Cautiously, yes, held the Court of Appeal in Northern Ireland in the case of Patterson v Castlereagh Borough Council.
The industrial tribunal at first instance held that voluntary overtime – being overtime which the employer is not obliged to provide and the employee is neither obliged to perform – should not be included in holiday pay calculations, which was welcome news for employers across the country post Bear Scotland. However (and somewhat unsurprisingly) the decision was appealed to the Northern Ireland Court of Appeal (there being no Employment Appeal Tribunal in Northern Ireland).

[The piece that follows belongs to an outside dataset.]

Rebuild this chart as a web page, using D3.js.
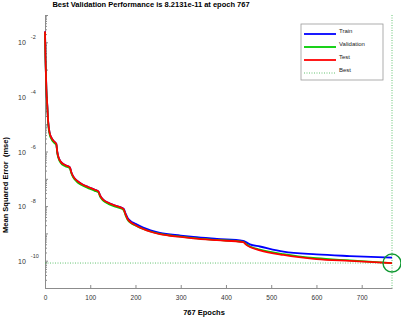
<!DOCTYPE html>
<html>
<head>
<meta charset="utf-8">
<script src="https://cdn.jsdelivr.net/npm/d3@7"></script>
<style>
  body { margin: 0; background: #fff; }
  text { font-family: "Liberation Sans", Arial, sans-serif; }
</style>
</head>
<body>
<div id="canvas"></div>
<script>
"use strict";

let svgWidth = 401;
let svgHeight = 317;
let margin = { top: 15, right: 9, bottom: 29, left: 45 };

/* === Data (log10 of mse) === */
let epochs = [0, 1, 2, 3, 5, 7, 10, 15, 20, 25, 27, 30, 35, 45, 55, 58, 62, 70, 80, 95, 110, 118, 122, 128, 140, 155, 170, 174, 178, 183, 190, 200, 217, 254, 300, 328, 380, 438, 445, 453, 475, 527, 600, 674, 767];

let trainLog = [-1.60, -2.50, -3.10, -3.70, -4.30, -4.90, -5.30, -5.52, -5.63, -5.72, -6.00, -6.22, -6.38, -6.50, -6.58, -6.75, -6.90, -7.06, -7.18, -7.30, -7.40, -7.46, -7.62, -7.75, -7.88, -7.98, -8.06, -8.10, -8.27, -8.44, -8.56, -8.65, -8.79, -8.98, -9.08, -9.13, -9.20, -9.27, -9.33, -9.40, -9.48, -9.67, -9.77, -9.83, -9.89];

let validLog = [-1.62, -2.54, -3.15, -3.75, -4.35, -4.95, -5.35, -5.57, -5.68, -5.76, -6.04, -6.26, -6.42, -6.54, -6.62, -6.79, -6.94, -7.10, -7.22, -7.34, -7.44, -7.50, -7.66, -7.79, -7.92, -8.02, -8.10, -8.15, -8.33, -8.51, -8.62, -8.71, -8.84, -9.02, -9.12, -9.17, -9.24, -9.31, -9.40, -9.48, -9.59, -9.76, -9.91, -9.99, -10.0855];

let testLog = [-1.60, -2.50, -3.10, -3.70, -4.30, -4.90, -5.30, -5.52, -5.63, -5.72, -6.00, -6.22, -6.38, -6.50, -6.58, -6.75, -6.90, -7.06, -7.18, -7.30, -7.40, -7.46, -7.62, -7.75, -7.88, -7.98, -8.07, -8.12, -8.30, -8.48, -8.60, -8.70, -8.84, -9.03, -9.13, -9.18, -9.25, -9.32, -9.42, -9.50, -9.62, -9.79, -9.94, -10.01, -10.09];

let bestEpoch = 767;
let bestValue = 8.2131e-11;

let xTicks = [0, 100, 200, 300, 400, 500, 600, 700];
let yLabelExps = [-2, -4, -6, -8, -10];

let seriesNames = ["Train", "Validation", "Test"];
let seriesColors = ["#0000ff", "#00cc00", "#ff0000"];
let seriesData = [trainLog, validLog, testLog];

/* === Scales === */
let xScale = d3.scaleLinear()
  .domain([0, 767])
  .range([margin.left, svgWidth - margin.right]);

let yScale = d3.scaleLog()
  .domain([1e-11, 1e-1])
  .range([svgHeight - margin.bottom, margin.top]);

let svg = d3.select("#canvas")
  .append("svg")
  .attr("width", svgWidth)
  .attr("height", svgHeight);

/* === Axes (ticks point inward) === */
let axisColor = "#8c8c8c";
let labelColor = "#333";

let xAxis = svg.append("g")
  .attr("transform", `translate(0, ${svgHeight - margin.bottom})`)
  .call(d3.axisBottom(xScale).tickValues(xTicks).tickSizeInner(-3).tickSizeOuter(0).tickPadding(7));

let yTickVals = [];
for (let e = -11; e <= -1; e++) {
  for (let m = 1; m <= 9; m++) {
    let v = m * Math.pow(10, e);
    if (v <= 1e-1 * 1.0001) yTickVals.push(v);
  }
}

let yAxis = svg.append("g")
  .attr("transform", `translate(${margin.left}, 0)`)
  .call(d3.axisLeft(yScale).tickValues(yTickVals).tickSizeOuter(0).tickFormat(""));

[xAxis, yAxis].forEach(g => {
  g.select(".domain").attr("stroke", axisColor);
  g.selectAll(".tick line").attr("stroke", axisColor);
  g.selectAll(".tick text").attr("fill", labelColor).attr("font-size", "6.5px");
});

// y ticks: major 3px, minor 2px, pointing right
yAxis.selectAll(".tick line")
  .attr("x2", d => {
    let lg = Math.log10(d);
    return Math.abs(lg - Math.round(lg)) < 1e-6 ? 3 : 2;
  });

// y labels: 10 with superscript exponent
yLabelExps.forEach(e => {
  let t = svg.append("text")
    .attr("x", 18)
    .attr("y", yScale(Math.pow(10, e)) + 3)
    .attr("font-size", "7px")
    .attr("fill", labelColor);
  t.append("tspan").text("10");
  t.append("tspan")
    .attr("dx", 5)
    .attr("dy", -6)
    .attr("font-size", "5.5px")
    .text(String(e).replace("-", "-"));
});

/* === Best lines === */
let bestColor = "#3cb44b";
svg.append("line")
  .attr("x1", xScale(0))
  .attr("x2", xScale(bestEpoch))
  .attr("y1", yScale(bestValue))
  .attr("y2", yScale(bestValue))
  .attr("stroke", bestColor)
  .attr("stroke-width", 0.8)
  .attr("stroke-dasharray", "1,1.5");

svg.append("line")
  .attr("x1", xScale(bestEpoch))
  .attr("x2", xScale(bestEpoch))
  .attr("y1", yScale(1e-1))
  .attr("y2", yScale(1e-11))
  .attr("stroke", bestColor)
  .attr("stroke-width", 0.8)
  .attr("stroke-dasharray", "1,1.5");

/* === Curves === */
let line = d3.line()
  .x((d, i) => xScale(epochs[i]))
  .y(d => yScale(Math.pow(10, d)))
  .curve(d3.curveMonotoneX);

seriesData.forEach((s, i) => {
  svg.append("path")
    .datum(s)
    .attr("fill", "none")
    .attr("stroke", seriesColors[i])
    .attr("stroke-width", 1.8)
    .attr("d", line);
});

/* === Best circle === */
svg.append("circle")
  .attr("cx", xScale(bestEpoch))
  .attr("cy", yScale(bestValue))
  .attr("r", 9)
  .attr("fill", "none")
  .attr("stroke", "#119933")
  .attr("stroke-width", 1.4);

/* === Titles === */
svg.append("text")
  .attr("x", 151)
  .attr("y", 7)
  .attr("text-anchor", "middle")
  .attr("font-size", "7.5px")
  .attr("font-weight", "bold")
  .text("Best Validation Performance is 8.2131e-11 at epoch 767");

svg.append("text")
  .attr("x", 204)
  .attr("y", 315)
  .attr("text-anchor", "middle")
  .attr("font-size", "7.5px")
  .attr("font-weight", "bold")
  .text("767 Epochs");

svg.append("text")
  .attr("transform", "translate(8, 185) rotate(-90)")
  .attr("text-anchor", "middle")
  .attr("font-size", "7.5px")
  .attr("font-weight", "bold")
  .attr("xml:space", "preserve")
  .style("white-space", "pre")
  .text("Mean Squared Error  (mse)");

/* === Legend === */
let legend = svg.append("g")
  .attr("transform", "translate(301, 24)");

legend.append("rect")
  .attr("width", 82)
  .attr("height", 56)
  .attr("fill", "#fff")
  .attr("stroke", "#999")
  .attr("stroke-width", 0.8);

let legendItems = seriesNames.concat(["Best"]);
legendItems.forEach((name, i) => {
  let y = 8 + i * 13;
  let best = i === 3;
  legend.append("line")
    .attr("x1", 3)
    .attr("x2", 35)
    .attr("y1", y + 2)
    .attr("y2", y + 2)
    .attr("stroke", best ? bestColor : seriesColors[i])
    .attr("stroke-width", best ? 0.8 : 1.8)
    .attr("stroke-dasharray", best ? "1,1.5" : null);
  legend.append("text")
    .attr("x", 38)
    .attr("y", y + 1)
    .attr("font-size", "6px")
    .attr("fill", "#222")
    .text(name);
});
</script>
</body>
</html>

The Northern Ireland Court of Appeal held that the industrial tribunal's determination in respect of voluntary overtime was erroneous. Unhelpfully, the Court of Appeal did not provide guidelines as to the tests an employer needs to apply in determining holiday pay and stressed that this was a 'question of fact' for each tribunal to determine, based on the particular circumstances of each individual case and remitted the matter back to the industrial tribunal to determine. Lord Justice Gillen also acknowledged that this latest judgment in the myriad of holiday pay related cases 'certainly will not be the last'.
This judgment opens the door to the inclusion of voluntary overtime, but employers still will not have sufficient clarity on its application.
Although decisions from the Northern Ireland Court of Appeal are not legally binding on the courts and tribunals in England and Wales, employers should be aware of the potential ramifications of this most recent decision, as a persuasive authority, in the continuing holiday pay saga.